The published numbers say that new Camaro SS (as well as the Mustang GT) should be quicker than the GTO; stock vs stock, drivers being equal. Mine has minor mods but enough to get me consistently into the high 12s last summer as Auto Club (Fontana) raceway. I haven't yet raced either of them yet, however.


----------



## Poncho Dan (Jun 30, 2009)

A lot of it is going to come down to who can get a better 60'.


----------



## mikes06goat (Jan 13, 2009)

I would think the launch has to be easier in the camaro. They have the 315 tires in the rear.


----------



## HP11 (Apr 11, 2009)

Yeah, and on 20" rims at that.....


----------



## johni53 (Feb 10, 2010)

If we could run 19 x 10s with 305s in the back I bet that'd shave a couple tenths at least of 0-60 times and give the goat the advantage over the new Camaros and Mustangs. The automatic goats would smoke 'em.


----------



## GM4life (Mar 18, 2007)

mikes06goat said:


> I would think the launch has to be easier in the camaro. They have the 315 tires in the rear.

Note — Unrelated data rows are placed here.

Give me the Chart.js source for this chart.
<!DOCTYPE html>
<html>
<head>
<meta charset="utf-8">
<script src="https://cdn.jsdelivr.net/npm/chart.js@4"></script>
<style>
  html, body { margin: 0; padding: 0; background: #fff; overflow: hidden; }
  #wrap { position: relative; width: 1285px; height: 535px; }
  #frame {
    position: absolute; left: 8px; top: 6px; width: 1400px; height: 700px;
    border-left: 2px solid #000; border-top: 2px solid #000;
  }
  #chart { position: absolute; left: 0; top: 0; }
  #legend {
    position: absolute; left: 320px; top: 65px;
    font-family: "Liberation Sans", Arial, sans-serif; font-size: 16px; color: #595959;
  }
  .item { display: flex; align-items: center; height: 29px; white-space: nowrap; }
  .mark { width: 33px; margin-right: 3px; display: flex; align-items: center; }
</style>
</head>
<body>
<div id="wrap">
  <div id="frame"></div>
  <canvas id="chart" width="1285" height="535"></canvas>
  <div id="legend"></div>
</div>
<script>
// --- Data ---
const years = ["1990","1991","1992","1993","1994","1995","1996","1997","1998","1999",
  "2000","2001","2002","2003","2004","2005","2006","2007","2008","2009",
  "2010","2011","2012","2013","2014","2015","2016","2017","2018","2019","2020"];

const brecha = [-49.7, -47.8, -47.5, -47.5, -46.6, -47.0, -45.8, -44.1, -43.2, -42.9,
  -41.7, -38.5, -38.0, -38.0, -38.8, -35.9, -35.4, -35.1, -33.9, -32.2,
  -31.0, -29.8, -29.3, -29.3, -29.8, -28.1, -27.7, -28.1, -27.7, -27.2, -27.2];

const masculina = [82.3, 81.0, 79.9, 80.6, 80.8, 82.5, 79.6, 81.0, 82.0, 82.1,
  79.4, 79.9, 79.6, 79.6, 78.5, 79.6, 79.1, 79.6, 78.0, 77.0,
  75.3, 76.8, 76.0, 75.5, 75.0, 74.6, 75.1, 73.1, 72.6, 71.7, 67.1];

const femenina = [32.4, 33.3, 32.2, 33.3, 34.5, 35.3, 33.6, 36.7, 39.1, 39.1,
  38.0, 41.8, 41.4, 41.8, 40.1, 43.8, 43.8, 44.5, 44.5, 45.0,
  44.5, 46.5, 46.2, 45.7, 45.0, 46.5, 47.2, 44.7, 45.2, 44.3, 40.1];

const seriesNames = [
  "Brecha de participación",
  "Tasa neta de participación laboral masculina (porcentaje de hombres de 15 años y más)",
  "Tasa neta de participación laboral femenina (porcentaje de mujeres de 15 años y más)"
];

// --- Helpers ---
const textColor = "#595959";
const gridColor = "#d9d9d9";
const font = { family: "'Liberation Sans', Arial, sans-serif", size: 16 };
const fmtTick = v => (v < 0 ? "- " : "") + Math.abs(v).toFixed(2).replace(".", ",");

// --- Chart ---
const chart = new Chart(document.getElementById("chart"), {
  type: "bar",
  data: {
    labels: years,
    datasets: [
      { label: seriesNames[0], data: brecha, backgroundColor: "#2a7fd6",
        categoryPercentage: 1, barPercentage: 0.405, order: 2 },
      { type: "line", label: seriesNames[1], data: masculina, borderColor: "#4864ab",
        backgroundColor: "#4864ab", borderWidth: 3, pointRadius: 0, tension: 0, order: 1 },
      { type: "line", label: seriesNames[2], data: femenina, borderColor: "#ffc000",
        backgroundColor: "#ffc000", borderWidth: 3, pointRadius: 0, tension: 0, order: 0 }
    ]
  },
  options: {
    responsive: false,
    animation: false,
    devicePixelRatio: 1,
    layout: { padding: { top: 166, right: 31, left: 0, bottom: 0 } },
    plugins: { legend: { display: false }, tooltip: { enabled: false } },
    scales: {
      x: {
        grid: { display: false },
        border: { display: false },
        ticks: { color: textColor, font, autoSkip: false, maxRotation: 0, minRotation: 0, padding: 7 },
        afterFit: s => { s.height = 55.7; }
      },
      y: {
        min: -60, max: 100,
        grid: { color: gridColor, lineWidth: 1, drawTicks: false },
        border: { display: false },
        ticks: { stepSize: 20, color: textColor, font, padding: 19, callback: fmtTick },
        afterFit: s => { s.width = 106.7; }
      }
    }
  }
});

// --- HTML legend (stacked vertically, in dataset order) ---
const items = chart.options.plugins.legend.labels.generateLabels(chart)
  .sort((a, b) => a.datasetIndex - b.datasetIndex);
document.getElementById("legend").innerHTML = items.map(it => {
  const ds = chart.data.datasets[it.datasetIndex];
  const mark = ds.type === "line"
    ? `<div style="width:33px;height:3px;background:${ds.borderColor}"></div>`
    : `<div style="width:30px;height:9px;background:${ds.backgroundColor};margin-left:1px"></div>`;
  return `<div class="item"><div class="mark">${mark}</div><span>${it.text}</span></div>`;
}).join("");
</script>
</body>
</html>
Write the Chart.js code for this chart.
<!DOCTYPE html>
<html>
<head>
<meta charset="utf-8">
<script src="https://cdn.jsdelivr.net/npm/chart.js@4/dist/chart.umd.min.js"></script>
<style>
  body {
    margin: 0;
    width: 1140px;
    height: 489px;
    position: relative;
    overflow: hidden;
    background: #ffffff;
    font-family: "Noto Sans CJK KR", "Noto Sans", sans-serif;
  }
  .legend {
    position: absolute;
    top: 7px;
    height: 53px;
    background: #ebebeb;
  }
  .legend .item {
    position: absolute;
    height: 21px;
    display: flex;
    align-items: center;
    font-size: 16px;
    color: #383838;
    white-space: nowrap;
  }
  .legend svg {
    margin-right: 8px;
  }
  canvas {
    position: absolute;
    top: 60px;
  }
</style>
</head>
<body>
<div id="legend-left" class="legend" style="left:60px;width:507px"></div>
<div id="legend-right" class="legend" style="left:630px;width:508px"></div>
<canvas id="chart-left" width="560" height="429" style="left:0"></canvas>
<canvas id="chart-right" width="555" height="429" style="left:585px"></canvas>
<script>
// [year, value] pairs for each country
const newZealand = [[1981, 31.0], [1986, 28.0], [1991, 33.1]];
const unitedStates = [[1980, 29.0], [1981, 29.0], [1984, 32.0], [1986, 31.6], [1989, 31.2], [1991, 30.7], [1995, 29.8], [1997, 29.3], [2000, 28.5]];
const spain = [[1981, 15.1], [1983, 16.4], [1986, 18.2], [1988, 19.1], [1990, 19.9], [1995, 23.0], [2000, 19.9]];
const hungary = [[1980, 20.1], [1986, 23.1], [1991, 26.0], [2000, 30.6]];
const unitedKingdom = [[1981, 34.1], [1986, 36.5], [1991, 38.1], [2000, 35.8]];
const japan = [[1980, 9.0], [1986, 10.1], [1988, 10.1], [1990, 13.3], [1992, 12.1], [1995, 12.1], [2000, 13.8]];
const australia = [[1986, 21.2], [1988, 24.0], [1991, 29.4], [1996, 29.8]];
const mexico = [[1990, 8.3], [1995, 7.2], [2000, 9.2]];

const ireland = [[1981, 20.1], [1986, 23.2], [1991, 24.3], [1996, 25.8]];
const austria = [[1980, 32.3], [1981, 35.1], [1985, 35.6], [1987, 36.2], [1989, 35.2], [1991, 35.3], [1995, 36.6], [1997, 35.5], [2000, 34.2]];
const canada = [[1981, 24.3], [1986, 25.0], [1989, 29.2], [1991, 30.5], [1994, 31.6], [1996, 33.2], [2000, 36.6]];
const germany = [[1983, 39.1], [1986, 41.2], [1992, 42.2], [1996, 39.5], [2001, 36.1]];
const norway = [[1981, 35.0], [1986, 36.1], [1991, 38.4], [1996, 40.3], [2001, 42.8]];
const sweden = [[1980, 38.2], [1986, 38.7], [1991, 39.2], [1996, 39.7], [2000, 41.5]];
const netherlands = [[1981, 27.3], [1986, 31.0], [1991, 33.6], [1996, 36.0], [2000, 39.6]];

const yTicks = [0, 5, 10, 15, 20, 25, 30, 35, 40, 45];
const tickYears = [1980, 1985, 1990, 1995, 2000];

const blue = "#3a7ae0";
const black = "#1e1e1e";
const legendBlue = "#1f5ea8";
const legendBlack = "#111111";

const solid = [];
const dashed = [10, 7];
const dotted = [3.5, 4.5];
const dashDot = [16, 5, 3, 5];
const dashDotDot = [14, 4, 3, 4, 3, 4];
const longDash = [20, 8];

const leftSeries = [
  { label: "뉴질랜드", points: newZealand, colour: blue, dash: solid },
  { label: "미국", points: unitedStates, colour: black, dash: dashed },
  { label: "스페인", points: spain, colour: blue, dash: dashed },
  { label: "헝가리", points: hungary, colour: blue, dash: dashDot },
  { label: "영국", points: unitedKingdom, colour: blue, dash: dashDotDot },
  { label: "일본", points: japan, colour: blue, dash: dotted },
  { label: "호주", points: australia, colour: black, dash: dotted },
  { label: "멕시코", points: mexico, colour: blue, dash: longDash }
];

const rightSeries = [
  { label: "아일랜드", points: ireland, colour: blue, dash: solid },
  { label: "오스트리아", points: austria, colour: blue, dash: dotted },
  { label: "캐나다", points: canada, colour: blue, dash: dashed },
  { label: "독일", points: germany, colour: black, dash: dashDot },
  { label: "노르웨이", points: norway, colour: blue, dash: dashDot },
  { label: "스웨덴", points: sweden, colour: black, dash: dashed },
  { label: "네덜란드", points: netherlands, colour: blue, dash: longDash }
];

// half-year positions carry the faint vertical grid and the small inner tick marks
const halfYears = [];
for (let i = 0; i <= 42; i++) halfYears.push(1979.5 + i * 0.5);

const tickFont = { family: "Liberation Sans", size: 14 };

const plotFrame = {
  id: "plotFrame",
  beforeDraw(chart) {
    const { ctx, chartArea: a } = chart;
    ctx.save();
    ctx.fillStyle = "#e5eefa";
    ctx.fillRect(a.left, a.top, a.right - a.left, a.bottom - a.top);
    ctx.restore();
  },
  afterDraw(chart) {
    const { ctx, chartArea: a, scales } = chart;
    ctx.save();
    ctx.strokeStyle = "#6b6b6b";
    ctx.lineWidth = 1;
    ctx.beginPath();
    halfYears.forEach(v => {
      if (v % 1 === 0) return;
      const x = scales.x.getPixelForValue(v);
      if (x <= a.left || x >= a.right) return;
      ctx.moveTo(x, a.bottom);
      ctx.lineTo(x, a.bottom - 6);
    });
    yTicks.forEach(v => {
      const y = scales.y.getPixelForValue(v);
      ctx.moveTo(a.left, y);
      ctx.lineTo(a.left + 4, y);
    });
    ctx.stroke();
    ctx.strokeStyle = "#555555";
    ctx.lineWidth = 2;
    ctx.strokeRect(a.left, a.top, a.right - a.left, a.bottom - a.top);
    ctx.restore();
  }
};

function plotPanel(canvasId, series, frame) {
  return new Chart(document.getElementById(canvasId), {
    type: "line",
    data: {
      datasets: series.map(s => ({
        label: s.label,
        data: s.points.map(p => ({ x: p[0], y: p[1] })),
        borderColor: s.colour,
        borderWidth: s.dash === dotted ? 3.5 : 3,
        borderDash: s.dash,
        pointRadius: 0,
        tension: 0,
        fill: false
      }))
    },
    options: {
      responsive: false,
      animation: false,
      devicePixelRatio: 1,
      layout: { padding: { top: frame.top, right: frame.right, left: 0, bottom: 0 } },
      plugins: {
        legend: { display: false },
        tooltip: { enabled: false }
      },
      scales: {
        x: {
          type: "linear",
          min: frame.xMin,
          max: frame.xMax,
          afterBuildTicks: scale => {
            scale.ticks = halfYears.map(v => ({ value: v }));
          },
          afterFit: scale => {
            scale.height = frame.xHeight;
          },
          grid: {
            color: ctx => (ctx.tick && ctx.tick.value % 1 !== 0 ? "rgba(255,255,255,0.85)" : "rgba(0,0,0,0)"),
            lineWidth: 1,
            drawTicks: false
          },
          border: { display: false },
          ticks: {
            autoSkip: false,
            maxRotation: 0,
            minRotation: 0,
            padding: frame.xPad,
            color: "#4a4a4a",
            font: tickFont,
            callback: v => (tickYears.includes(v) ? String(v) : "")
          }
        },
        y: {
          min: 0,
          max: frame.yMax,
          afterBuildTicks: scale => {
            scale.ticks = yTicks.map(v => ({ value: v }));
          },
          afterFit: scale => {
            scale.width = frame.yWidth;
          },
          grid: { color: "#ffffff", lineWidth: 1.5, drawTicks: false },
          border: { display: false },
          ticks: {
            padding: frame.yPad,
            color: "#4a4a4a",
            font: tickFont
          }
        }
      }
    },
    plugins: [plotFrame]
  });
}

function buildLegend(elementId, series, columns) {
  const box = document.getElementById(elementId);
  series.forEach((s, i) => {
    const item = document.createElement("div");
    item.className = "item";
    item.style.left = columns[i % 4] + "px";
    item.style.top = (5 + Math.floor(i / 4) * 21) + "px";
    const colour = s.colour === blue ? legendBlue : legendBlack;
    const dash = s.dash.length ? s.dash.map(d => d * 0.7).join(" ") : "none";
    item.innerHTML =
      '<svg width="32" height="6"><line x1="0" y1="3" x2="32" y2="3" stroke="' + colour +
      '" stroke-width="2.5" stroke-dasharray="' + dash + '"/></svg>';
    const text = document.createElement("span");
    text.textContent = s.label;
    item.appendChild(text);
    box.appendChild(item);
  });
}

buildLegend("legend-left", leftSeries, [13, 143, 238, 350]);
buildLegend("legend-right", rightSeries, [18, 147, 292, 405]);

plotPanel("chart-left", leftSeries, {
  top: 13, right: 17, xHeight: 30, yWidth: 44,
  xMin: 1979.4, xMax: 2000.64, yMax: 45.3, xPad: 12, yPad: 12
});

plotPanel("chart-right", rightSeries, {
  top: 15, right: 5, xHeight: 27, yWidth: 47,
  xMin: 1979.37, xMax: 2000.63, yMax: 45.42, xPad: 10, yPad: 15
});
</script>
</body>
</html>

When did the Camaro get 315's on the rear? The up coming ZL1 Camaro only gets 305's.


----------



## Poncho Dan (Jun 30, 2009)

If you want to run 10" wides, you can always mini tub for more tire. More and more people are doing it.


----------



## The Detailer (Nov 1, 2009)

2 wins against the new camaro both manuals, Like was stated earlier its a drivers race, Then again how many GTO's are still bone stock nowadays


----------



## HP11 (Apr 11, 2009)

Poncho Dan said:


> If you want to run 10" wides, you can always mini tub for more tire. More and more people are doing it.


What are they doing about the position of the struts? Tubs would help with height but width of the tire is more the issue.


----------



## Poncho Dan (Jun 30, 2009)

Cutting them out and moving them over.


----------



## johni53 (Feb 10, 2010)

mikes06goat said:


> I would think the launch has to be easier in the camaro. They have the 315 tires in the rear.


The SS comes with 245 x 45s on 20" rims according to Google.
Another link says you can get 21" wheels for it.


----------



## srs7324 (Jul 8, 2010)

The other day a new camaro owner was on his way into a auto parts store. When I drive by he spins around and does a double take to see or hear what just went by.


----------



## youngGoat (Aug 14, 2010)

Ive raced three,
one bone stock manual
one stock auto
and one with bolt ons and a tune, manual

only lost to the modded one, and im in a bone stock, 2006 m6


----------



## SWGOAT (Nov 9, 2010)

A good friend of mine has a 10 Camaro SS with slight mods,exhaust, headers, Predator tuner manual trans with launch control, they put the power down well and have a big 3rd gear and can reach top speed in 4th the car is 400lbs heavier than my 05 M6 Goat. When I get my car out of storage next week, we will have an answer to the question who is faster.


----------